Затем Ленин добавил: — Мы должны посетить в тюрьме Хёглунда.

Я позвонил в Ленгхольм [110], и мы получили разрешение прийти в 4 часа дня. Ленин развивал еще некоторое время свои взгляды на настоящее и будущее. Однако чувствовалось, что его что-то беспокоит.

— Мы взяли в долг, — сказал вдруг Ленин, — несколько тысяч крон на поездку у одного друга по партии, швейцарского фабриканта.

Не могли ли бы вы занять у рабочих организаций несколько тысяч крон? Дорого стоит поездка через вашу длинную страну и через Финляндию.

Я обещал попытаться и позвонил в несколько профсоюзов, а также директору нашего книжного издательства и Фабиану Монссону, чтобы они провели сбор денег в риксдаге. Фабиан раздобыл несколько сот крон, он, между прочим, подошел и к Линдману, который был министром иностранных дел. „Я подпишусь охотно на сто крон, только бы Ленин уехал сегодня“. Несколько буржуазных депутатов риксдага тоже подписались, так как Фабиан сказал: „Они будут править Россией завтра“. Сам Фабиан тогда этому не верил, но это помогло, и он оказался прав. Мы получили несколько сот крон, и Ленин был доволен. Только благодаря этому он смог заплатить за гостиницу и купить билеты. Он был бедным человеком.

Затем Ленин попросил организовать встречу с некоторыми левыми шведскими руководителями рабочего движения. В их числе были Карл Линдхаген, Карльсон, Чильбум, Нёрман и Фредрик Стрём. Фабиан Монссон и Ивар Веннерстрём тоже должны были прийти, но им помешало заседание в риксдаге. Из русских в этой встрече участвовали Ленин, Зиновьев, Радек и еще несколько человек, имен которых я сейчас не помню. На собрании председательствовали Линдхаген и Ленин. Линдхаген произнес речь на тему „Свет с востока“ („Ex oriente lux“). Ленин выступил со специальным сообщением. Он объяснил цель нашего собрания.

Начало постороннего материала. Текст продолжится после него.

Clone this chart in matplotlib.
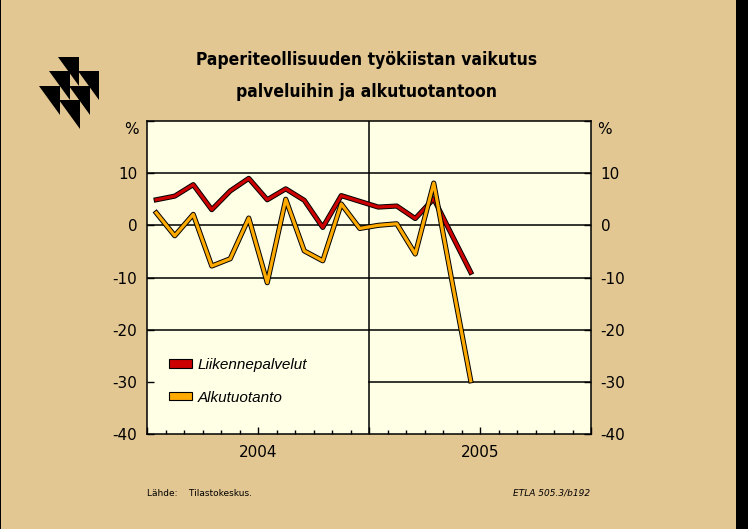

— Можно ожидать, — заявил он, — что поездка русских в „пломбированном“ вагоне через Германию и Швецию, для того чтобы вернуться домой, будет истолкована как спекуляция со стороны Германской империи и вызовет подозрения революционеров. Естественно, немецкое правительство, давая разрешение на проезд, спекулировало на нашей оппозиции буржуазной революции, но этим надеждам не суждено оправдаться. Большевистское руководство революцией гораздо опаснее для немецкой императорской власти и капитализма, чем руководство Керенского и Милюкова. Мы нуждаемся, — сказал Ленин, — в документе, подписанном высокоуважаемыми в России шведскими партийными товарищами, в котором бы указывалось, что мы поступили правильно, возвращаясь домой через Германию. Мы уже получили аналогичные документы от французских и швейцарских партийных товарищей [111].

Мы заявили о готовности подписать такой документ…

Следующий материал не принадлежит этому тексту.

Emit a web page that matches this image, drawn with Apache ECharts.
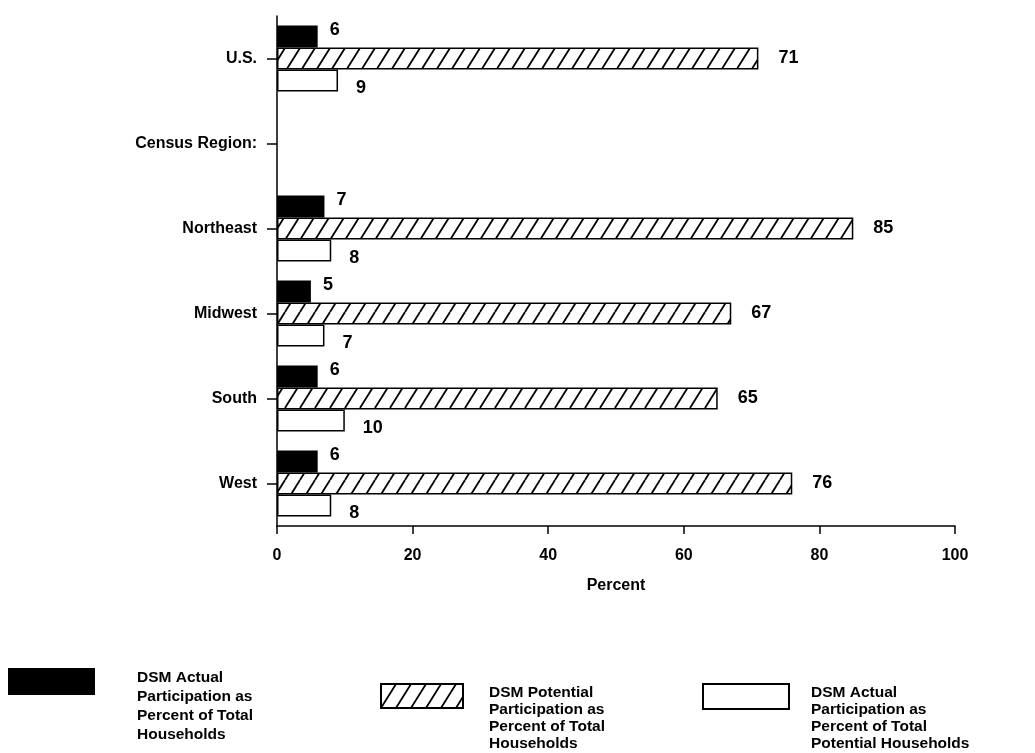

После того как мы подписали заявление, Ленин пожал нам руки. Потом во время ленча мы ели в гостинице шведский бифштекс. Я был поражен количеством соли и перца, которое Ленин сыпал на бифштекс. Я предостерег его, сказав, что он наносит вред не только кровеносным сосудам, но и желудку. Ленин рассмеялся и сказал:

— Нужно съесть много соли и перца, когда едешь домой драться с царскими генералами и оппортунистами-Керенскими.

За столом я произнес небольшую речь и приветствие от имени новой левой партии, которая вскоре должна была конституироваться.

— Тогда мы пошлем делегацию с флагами и поздравлениями, — сказал Ленин.

Линдхаген тоже сказал несколько слов: „Я выступаю как за Ленина, так и за Керенского“. Ленин рассмеялся.

После ленча русские провели свое совещание, которое заняло много времени, и поездка к Хёглунду в Ленгхольм не могла состояться. Поэтому была послана приветственная телеграмма заключенному в тюрьму борцу за мир, подписанная Лениным и Фредриком Стрёмой [112]. Это единственная телеграмма, в которой мое почти неизвестное имя стоит рядом с именем великого революционера…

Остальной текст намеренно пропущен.